Life is a slick little sucker ya know. Here I was, still enjoying the little high that I was on from landing my dream job, when all of a sudden I could feel the warm and fuzzies slowly leaving. Crap! I really wanted to stay in that happy place because it was a welcomed distraction to dealing with my grandmother’s death… and I really needed to smile for as long as possible because I wouldn’t know when my crying spell would hit again.
By mid week last week, I could tell that I was not in a good mood and would be in this funk for how ever long. It seemed like everything was just pinching at the last ounce of warm and fuzziness that I had left.
My oldest two decided to defy my instructions on not playing the video game, again. They’re starting to take advantage of their mama’s inability to stay up pass a certain hour on a Friday night. Yeah, yeah, yeah I’m getting old and have officially reached the stage in life where staying up past 10pm is living life on the edge. So I punished myself by punishing them with not being able to spend the weekend with friends and no electronics. Let me tell you, it was like doing 25 to life in a state prison this past weekend. I’m going to have give in next time or come up with done other punishment because it was HELL, umkay! Never discipline your kids when you’re in a foul mood because you only end up aggravating yourself even more… lesson learned.

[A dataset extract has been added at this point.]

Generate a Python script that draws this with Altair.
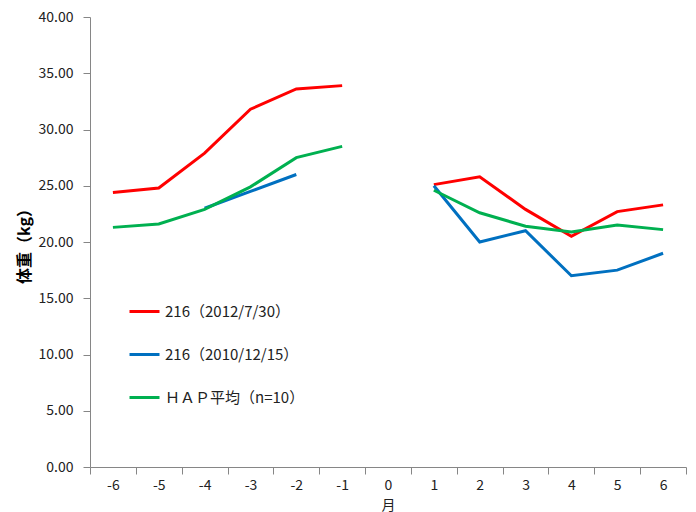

Now, I’m into a new week and feeling like life needs to be a little more considerate and give me a minute to catch my breath. Yesterday was a month since grandma passed and I know that subconsciously my bad mood is really me trying too still deal with that. God, I never knew that I could ever miss someone so much. Where’s an Adele album for dealing with this kind of pain when I need it. Adele got me through my divorce, surely she has a song for this? In the meantime I’m in this funk and I’m going to be here and I’m thinking that I have every right to feel this way until I don’t feel this way anymore.